I thought someone in the audience was heckling my friend, Justin Walker (most known for Clueless), during his sketch comedy show in a black box theater at Sunset and La Brea in Hollywood. The male voice behind me continued throughout most of the show, laughing much louder than the others in attendance and calling out to Justin intermittently.
I thought to myself, “Who comes to a small stage show off the Sunset Strip to razz the performers?”
After the show, while giving congrats to Justin on a hilarious production, I was introduced to the male voice. It was the actor Danny Zorn, who had just recently played a cocky TV producer on the final episodes of ABC’s Home Improvement, and earlier in this career appeared in Billy Bathgate, Indecent Proposal, and other big films. And he wasn’t heckling, he was supporting one of his best friends.
After the show, we went around the corner for drinks, and soon after that, we were all on-set in Phoenix during the Take Out shoot, summer of 2004.
Danny was without a doubt one of the best and funniest actors I’ve ever seen. In Take Out he plays my character’s nemesis, the braggart guy who’s always trying to move in on your woman. He also picked up a second role in disguise to be in scenes opposite Justin’s character, the newspaper’s star columnist and resident office pervert.
Danny and Justin were both fascinating in the movie. I don’t even understand how some people are so naturally gifted. Tragically, our film was Danny’s last, and he left us in 2012. Danny’s relative explains the unfortunate circumstances in her heartfelt 2014 story for Huffington Post.
The very second actor appearing on screen in the movie is tough-guy character actor Michael Hungerford, who passed on far too soon, only a few years after we wrapped production. Mike played one of the utility technicians who opens the movie trying to talk down a hysterical homeowner causing problems with the power company. Mike was a sweetheart to work with and, again, much like the understated Danny Zorn, so incredibly talented you wonder why these guys weren’t household names.
Ours was one of Mike’s final film roles—prior, he was in Zodiac, No Way Out, and one of two members of our cast who appeared in River’s Edge.

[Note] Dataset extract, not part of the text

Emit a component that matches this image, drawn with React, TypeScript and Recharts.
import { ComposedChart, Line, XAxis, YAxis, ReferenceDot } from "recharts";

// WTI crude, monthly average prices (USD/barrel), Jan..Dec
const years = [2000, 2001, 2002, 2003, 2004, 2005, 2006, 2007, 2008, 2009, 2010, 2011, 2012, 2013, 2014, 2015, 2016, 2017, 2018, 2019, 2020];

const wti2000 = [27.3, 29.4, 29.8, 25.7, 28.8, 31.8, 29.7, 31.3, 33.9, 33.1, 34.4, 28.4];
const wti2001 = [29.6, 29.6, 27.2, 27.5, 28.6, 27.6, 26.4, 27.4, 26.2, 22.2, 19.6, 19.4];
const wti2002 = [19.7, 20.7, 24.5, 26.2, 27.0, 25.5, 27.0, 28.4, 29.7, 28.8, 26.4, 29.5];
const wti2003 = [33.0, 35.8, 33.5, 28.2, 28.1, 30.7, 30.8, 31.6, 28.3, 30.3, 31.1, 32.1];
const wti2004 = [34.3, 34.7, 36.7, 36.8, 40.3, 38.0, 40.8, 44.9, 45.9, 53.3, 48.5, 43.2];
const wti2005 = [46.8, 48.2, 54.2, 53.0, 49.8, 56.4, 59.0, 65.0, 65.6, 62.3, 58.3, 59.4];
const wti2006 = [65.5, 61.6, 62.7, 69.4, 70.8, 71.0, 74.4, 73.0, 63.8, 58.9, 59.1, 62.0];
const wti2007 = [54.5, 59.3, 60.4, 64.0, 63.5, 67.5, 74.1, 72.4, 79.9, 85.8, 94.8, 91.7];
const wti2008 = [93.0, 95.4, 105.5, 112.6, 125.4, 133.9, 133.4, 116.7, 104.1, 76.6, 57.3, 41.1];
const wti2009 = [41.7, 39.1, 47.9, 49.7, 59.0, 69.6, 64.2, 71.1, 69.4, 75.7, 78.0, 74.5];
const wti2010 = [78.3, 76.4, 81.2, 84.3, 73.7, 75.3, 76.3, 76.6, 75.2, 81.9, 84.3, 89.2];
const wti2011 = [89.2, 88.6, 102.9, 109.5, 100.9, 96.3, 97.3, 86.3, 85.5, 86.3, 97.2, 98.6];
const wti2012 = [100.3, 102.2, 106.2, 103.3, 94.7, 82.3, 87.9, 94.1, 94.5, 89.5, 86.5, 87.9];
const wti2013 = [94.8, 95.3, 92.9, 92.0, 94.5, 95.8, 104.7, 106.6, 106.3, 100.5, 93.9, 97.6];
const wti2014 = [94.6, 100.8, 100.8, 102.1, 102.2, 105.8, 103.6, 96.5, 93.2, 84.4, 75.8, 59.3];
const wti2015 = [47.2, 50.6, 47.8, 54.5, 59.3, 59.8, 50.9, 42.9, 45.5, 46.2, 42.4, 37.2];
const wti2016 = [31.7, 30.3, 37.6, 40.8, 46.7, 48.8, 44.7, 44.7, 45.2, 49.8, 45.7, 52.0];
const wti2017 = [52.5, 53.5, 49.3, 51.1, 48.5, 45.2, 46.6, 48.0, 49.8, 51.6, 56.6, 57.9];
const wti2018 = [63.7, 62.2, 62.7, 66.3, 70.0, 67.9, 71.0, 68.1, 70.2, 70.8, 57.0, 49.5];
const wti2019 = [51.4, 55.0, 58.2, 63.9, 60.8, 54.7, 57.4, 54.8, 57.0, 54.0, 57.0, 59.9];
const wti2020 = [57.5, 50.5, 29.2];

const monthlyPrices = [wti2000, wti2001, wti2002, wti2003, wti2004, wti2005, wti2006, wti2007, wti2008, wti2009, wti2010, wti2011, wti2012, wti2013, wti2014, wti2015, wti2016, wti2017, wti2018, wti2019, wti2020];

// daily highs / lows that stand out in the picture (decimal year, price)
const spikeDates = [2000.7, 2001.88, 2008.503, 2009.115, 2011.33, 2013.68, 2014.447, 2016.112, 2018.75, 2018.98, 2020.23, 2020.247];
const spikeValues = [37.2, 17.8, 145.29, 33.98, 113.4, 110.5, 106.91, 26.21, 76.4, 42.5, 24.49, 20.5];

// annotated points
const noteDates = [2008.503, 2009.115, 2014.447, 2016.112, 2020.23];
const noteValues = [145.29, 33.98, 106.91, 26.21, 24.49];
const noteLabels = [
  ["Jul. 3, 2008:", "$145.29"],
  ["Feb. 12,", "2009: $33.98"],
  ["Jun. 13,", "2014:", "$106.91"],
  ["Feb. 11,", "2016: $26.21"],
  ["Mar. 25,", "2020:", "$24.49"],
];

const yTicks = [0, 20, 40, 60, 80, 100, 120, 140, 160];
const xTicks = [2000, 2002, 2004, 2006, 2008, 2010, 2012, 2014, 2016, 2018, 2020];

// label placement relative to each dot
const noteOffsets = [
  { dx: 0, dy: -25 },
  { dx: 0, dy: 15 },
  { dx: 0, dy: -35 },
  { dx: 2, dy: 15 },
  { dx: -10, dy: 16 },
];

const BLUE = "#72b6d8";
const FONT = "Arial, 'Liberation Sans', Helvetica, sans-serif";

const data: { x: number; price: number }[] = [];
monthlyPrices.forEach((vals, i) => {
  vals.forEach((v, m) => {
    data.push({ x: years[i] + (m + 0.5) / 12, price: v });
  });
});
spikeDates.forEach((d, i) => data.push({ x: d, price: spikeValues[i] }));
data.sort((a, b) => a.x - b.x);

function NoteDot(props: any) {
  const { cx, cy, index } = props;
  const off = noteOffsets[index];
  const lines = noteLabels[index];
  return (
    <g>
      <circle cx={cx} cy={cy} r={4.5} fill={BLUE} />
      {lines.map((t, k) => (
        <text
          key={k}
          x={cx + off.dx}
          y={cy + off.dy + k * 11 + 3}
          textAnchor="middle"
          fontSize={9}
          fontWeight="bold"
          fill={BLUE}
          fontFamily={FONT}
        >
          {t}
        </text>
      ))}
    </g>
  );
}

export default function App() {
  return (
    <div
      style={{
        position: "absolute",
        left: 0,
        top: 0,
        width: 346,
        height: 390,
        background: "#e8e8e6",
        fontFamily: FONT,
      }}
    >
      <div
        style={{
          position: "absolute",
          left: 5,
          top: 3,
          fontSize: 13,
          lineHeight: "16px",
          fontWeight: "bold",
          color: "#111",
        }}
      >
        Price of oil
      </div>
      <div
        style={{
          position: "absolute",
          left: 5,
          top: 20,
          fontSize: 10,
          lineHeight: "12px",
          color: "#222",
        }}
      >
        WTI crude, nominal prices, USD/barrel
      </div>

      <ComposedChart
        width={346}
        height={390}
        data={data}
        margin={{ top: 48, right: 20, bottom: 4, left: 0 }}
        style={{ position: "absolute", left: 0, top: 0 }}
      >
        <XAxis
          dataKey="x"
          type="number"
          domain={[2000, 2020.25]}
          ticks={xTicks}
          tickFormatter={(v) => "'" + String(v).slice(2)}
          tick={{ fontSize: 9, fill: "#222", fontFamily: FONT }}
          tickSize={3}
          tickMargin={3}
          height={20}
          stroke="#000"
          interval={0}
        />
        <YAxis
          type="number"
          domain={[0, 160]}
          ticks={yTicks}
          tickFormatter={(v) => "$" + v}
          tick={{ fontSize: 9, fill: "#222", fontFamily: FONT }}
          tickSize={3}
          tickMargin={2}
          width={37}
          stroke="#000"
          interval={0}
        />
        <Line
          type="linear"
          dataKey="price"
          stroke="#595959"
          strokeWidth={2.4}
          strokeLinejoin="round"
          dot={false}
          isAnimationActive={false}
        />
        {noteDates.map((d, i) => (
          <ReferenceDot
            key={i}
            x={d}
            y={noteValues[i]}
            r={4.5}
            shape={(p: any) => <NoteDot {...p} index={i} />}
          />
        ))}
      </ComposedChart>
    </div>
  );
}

The other was Daniel Roebuck, who plays a tobacco company executive in Take Out.
Why it took so long
Normally, a movie doesn’t take 17 years to be released, and cast and crew can celebrate what they’ve created within a short time after production wraps. Our movie was a micro, micro-budget film where everyone knew everyone (or else they wouldn’t be there) and it was a particularly close, family environment. To have so many family members pass on is heartbreaking.
Back then, we had a few critics' screenings and generated a little word-of-mouth, but ultimately missed the boat on those indie comedies acquired by then-heavy hitters like Miramax, THINKfilm, Sony Pictures Classics, and the others releasing lo-fi gritty cinema in arthouses like the Laemmle before taking a turn onto SD DVD and cable television.
It wasn’t until the streaming-verse became the distribution model that Take Out was finally allowed to be shared with audiences. I wish Mr. Winick, Mrs. Zemeckis, Mr. Zorn and Mr. Hungerford were around to celebrate it.
Of course, many of us who made the picture are thankfully still here and doing very well, and with hopefully a lot more art to create, and performances to give. I’m grateful for that every day.
This story, though, is a tip of the hat to and sincere celebration of those no longer with us, colleagues and mentors who have sadly crossed over. RIP to those gracious and talented people who were with our project in guidance, mentorship, and performance capacities.
I hope they know, somehow, that we made it... finally.
You don't "persevere FOR 17 years " you persevere AFTER 17 years." Maybe fix your headline.
March 4, 2022 at 10:02AM
It's defined as "continue in a course of action even in the face of difficulty or with little or no prospect of success."
Seems like it was used correctly in the headline.